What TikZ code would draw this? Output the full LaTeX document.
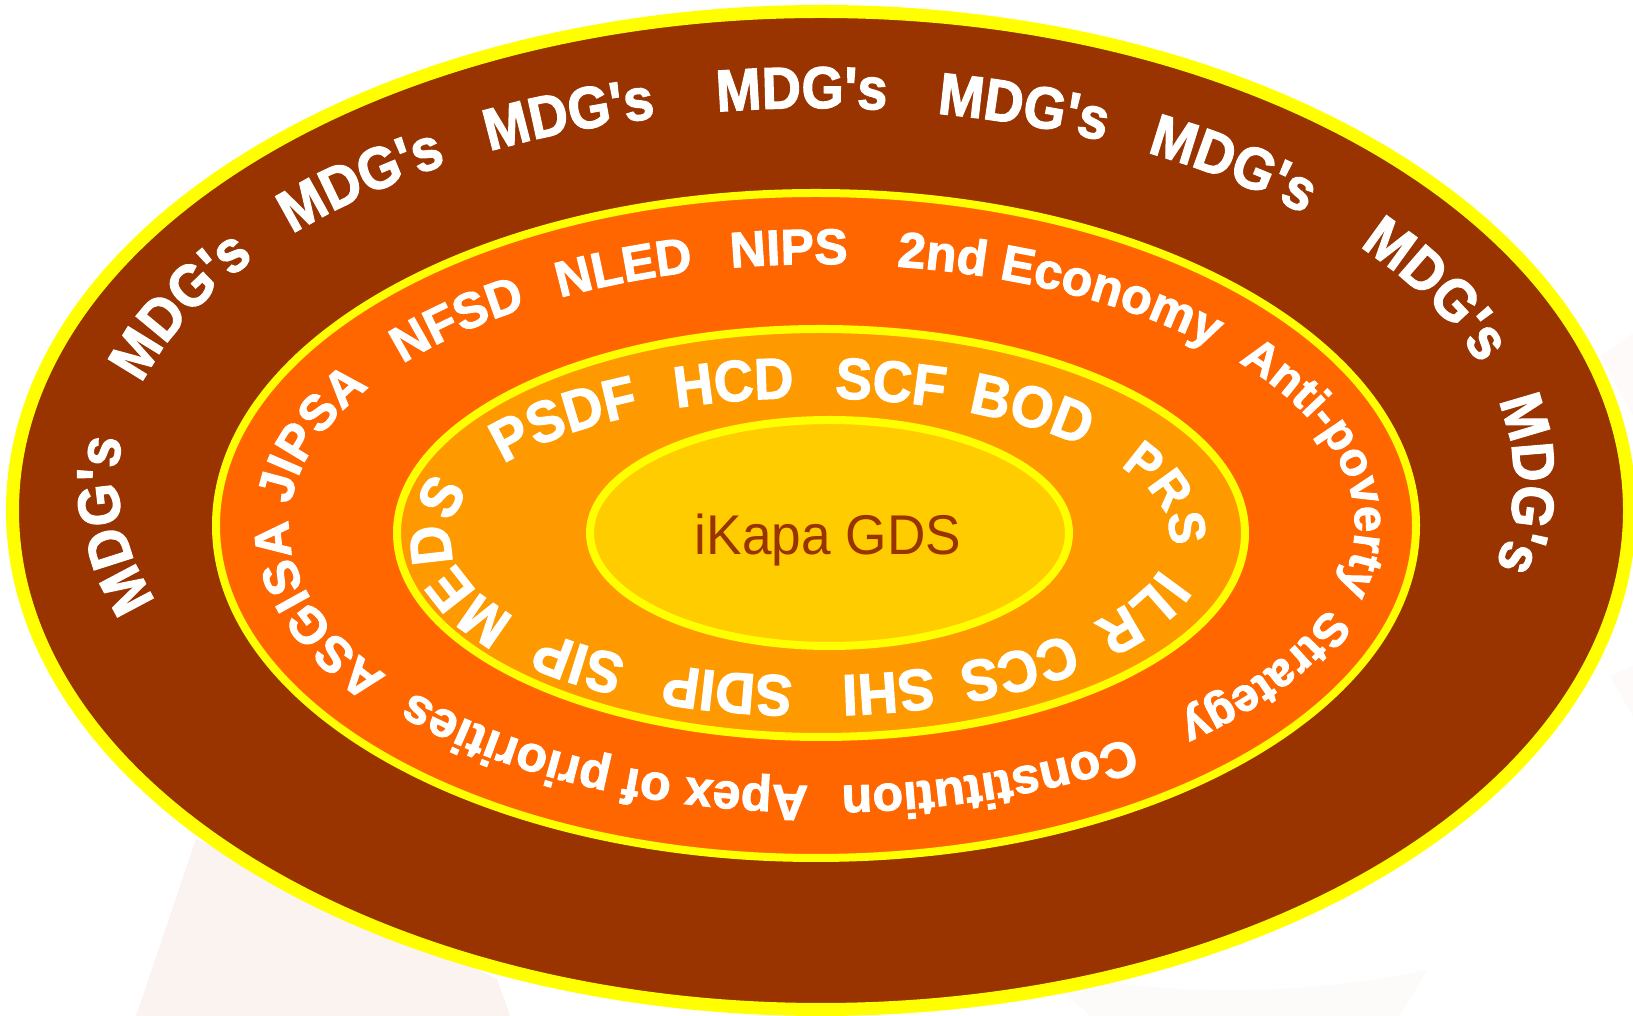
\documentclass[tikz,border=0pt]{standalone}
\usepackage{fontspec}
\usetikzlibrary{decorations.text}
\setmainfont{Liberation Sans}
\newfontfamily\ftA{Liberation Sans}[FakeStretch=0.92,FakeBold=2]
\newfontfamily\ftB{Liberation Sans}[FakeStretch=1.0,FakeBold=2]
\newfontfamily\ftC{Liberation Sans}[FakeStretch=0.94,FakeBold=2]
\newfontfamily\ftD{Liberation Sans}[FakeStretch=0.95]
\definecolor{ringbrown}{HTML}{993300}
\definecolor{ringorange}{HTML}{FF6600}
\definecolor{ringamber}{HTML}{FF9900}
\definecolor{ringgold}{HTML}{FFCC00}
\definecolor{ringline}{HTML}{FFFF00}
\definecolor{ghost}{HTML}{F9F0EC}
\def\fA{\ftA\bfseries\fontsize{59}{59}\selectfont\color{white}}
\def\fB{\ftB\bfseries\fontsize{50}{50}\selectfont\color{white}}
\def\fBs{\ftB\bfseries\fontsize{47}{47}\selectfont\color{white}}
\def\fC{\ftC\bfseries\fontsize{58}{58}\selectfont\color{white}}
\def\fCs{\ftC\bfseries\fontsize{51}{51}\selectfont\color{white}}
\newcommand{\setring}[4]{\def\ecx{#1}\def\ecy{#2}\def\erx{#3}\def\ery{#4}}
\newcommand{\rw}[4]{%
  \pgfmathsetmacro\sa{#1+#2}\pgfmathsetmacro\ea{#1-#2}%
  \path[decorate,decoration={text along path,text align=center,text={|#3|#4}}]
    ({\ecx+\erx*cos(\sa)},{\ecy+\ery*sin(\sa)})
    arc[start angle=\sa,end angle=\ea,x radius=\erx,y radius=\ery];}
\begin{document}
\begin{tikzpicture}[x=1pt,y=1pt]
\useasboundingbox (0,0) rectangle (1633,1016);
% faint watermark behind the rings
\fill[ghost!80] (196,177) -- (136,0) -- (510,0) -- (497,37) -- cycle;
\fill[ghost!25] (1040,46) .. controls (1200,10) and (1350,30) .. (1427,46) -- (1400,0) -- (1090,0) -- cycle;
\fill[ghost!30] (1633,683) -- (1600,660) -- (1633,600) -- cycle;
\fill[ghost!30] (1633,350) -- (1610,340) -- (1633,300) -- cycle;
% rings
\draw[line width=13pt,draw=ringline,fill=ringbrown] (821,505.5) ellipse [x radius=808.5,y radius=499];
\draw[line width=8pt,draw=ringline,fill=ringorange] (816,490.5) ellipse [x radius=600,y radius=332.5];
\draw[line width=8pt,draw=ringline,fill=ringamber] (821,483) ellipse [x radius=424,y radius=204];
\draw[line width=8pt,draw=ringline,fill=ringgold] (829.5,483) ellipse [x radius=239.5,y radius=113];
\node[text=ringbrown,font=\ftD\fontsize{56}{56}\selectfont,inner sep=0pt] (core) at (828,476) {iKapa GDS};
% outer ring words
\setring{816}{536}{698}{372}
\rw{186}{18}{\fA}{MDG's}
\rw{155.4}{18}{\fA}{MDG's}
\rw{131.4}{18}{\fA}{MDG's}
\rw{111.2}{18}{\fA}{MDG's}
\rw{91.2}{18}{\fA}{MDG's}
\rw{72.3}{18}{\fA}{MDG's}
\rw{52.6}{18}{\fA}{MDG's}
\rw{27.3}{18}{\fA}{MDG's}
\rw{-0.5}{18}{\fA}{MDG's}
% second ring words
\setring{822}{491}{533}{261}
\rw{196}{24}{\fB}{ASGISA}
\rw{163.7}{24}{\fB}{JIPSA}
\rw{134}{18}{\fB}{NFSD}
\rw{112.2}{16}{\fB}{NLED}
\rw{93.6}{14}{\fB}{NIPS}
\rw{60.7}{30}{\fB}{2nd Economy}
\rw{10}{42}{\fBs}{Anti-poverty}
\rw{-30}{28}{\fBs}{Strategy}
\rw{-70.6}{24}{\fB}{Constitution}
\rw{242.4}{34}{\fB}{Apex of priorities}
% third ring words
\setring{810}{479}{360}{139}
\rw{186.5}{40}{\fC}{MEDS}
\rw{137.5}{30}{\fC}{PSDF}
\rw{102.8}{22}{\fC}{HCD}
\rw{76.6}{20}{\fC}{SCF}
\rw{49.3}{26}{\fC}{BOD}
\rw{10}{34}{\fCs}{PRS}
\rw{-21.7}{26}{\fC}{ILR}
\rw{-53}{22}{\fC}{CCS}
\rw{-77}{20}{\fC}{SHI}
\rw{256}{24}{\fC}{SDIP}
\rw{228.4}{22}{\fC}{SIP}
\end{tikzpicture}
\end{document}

= What is needed =
Restate the whole listing above exactly, please, omitting every image.

= Exercise solution =
What TikZ code would draw this? Output the full LaTeX document.
\documentclass[tikz,border=0pt]{standalone}
\usepackage{fontspec}
\usetikzlibrary{decorations.text}
\setmainfont{Liberation Sans}
\newfontfamily\ftA{Liberation Sans}[FakeStretch=0.92,FakeBold=2]
\newfontfamily\ftB{Liberation Sans}[FakeStretch=1.0,FakeBold=2]
\newfontfamily\ftC{Liberation Sans}[FakeStretch=0.94,FakeBold=2]
\newfontfamily\ftD{Liberation Sans}[FakeStretch=0.95]
\definecolor{ringbrown}{HTML}{993300}
\definecolor{ringorange}{HTML}{FF6600}
\definecolor{ringamber}{HTML}{FF9900}
\definecolor{ringgold}{HTML}{FFCC00}
\definecolor{ringline}{HTML}{FFFF00}
\definecolor{ghost}{HTML}{F9F0EC}
\def\fA{\ftA\bfseries\fontsize{59}{59}\selectfont\color{white}}
\def\fB{\ftB\bfseries\fontsize{50}{50}\selectfont\color{white}}
\def\fBs{\ftB\bfseries\fontsize{47}{47}\selectfont\color{white}}
\def\fC{\ftC\bfseries\fontsize{58}{58}\selectfont\color{white}}
\def\fCs{\ftC\bfseries\fontsize{51}{51}\selectfont\color{white}}
\newcommand{\setring}[4]{\def\ecx{#1}\def\ecy{#2}\def\erx{#3}\def\ery{#4}}
\newcommand{\rw}[4]{%
  \pgfmathsetmacro\sa{#1+#2}\pgfmathsetmacro\ea{#1-#2}%
  \path[decorate,decoration={text along path,text align=center,text={|#3|#4}}]
    ({\ecx+\erx*cos(\sa)},{\ecy+\ery*sin(\sa)})
    arc[start angle=\sa,end angle=\ea,x radius=\erx,y radius=\ery];}
\begin{document}
\begin{tikzpicture}[x=1pt,y=1pt]
\useasboundingbox (0,0) rectangle (1633,1016);
% faint watermark behind the rings
\fill[ghost!80] (196,177) -- (136,0) -- (510,0) -- (497,37) -- cycle;
\fill[ghost!25] (1040,46) .. controls (1200,10) and (1350,30) .. (1427,46) -- (1400,0) -- (1090,0) -- cycle;
\fill[ghost!30] (1633,683) -- (1600,660) -- (1633,600) -- cycle;
\fill[ghost!30] (1633,350) -- (1610,340) -- (1633,300) -- cycle;
% rings
\draw[line width=13pt,draw=ringline,fill=ringbrown] (821,505.5) ellipse [x radius=808.5,y radius=499];
\draw[line width=8pt,draw=ringline,fill=ringorange] (816,490.5) ellipse [x radius=600,y radius=332.5];
\draw[line width=8pt,draw=ringline,fill=ringamber] (821,483) ellipse [x radius=424,y radius=204];
\draw[line width=8pt,draw=ringline,fill=ringgold] (829.5,483) ellipse [x radius=239.5,y radius=113];
\node[text=ringbrown,font=\ftD\fontsize{56}{56}\selectfont,inner sep=0pt] (core) at (828,476) {iKapa GDS};
% outer ring words
\setring{816}{536}{698}{372}
\rw{186}{18}{\fA}{MDG's}
\rw{155.4}{18}{\fA}{MDG's}
\rw{131.4}{18}{\fA}{MDG's}
\rw{111.2}{18}{\fA}{MDG's}
\rw{91.2}{18}{\fA}{MDG's}
\rw{72.3}{18}{\fA}{MDG's}
\rw{52.6}{18}{\fA}{MDG's}
\rw{27.3}{18}{\fA}{MDG's}
\rw{-0.5}{18}{\fA}{MDG's}
% second ring words
\setring{822}{491}{533}{261}
\rw{196}{24}{\fB}{ASGISA}
\rw{163.7}{24}{\fB}{JIPSA}
\rw{134}{18}{\fB}{NFSD}
\rw{112.2}{16}{\fB}{NLED}
\rw{93.6}{14}{\fB}{NIPS}
\rw{60.7}{30}{\fB}{2nd Economy}
\rw{10}{42}{\fBs}{Anti-poverty}
\rw{-30}{28}{\fBs}{Strategy}
\rw{-70.6}{24}{\fB}{Constitution}
\rw{242.4}{34}{\fB}{Apex of priorities}
% third ring words
\setring{810}{479}{360}{139}
\rw{186.5}{40}{\fC}{MEDS}
\rw{137.5}{30}{\fC}{PSDF}
\rw{102.8}{22}{\fC}{HCD}
\rw{76.6}{20}{\fC}{SCF}
\rw{49.3}{26}{\fC}{BOD}
\rw{10}{34}{\fCs}{PRS}
\rw{-21.7}{26}{\fC}{ILR}
\rw{-53}{22}{\fC}{CCS}
\rw{-77}{20}{\fC}{SHI}
\rw{256}{24}{\fC}{SDIP}
\rw{228.4}{22}{\fC}{SIP}
\end{tikzpicture}
\end{document}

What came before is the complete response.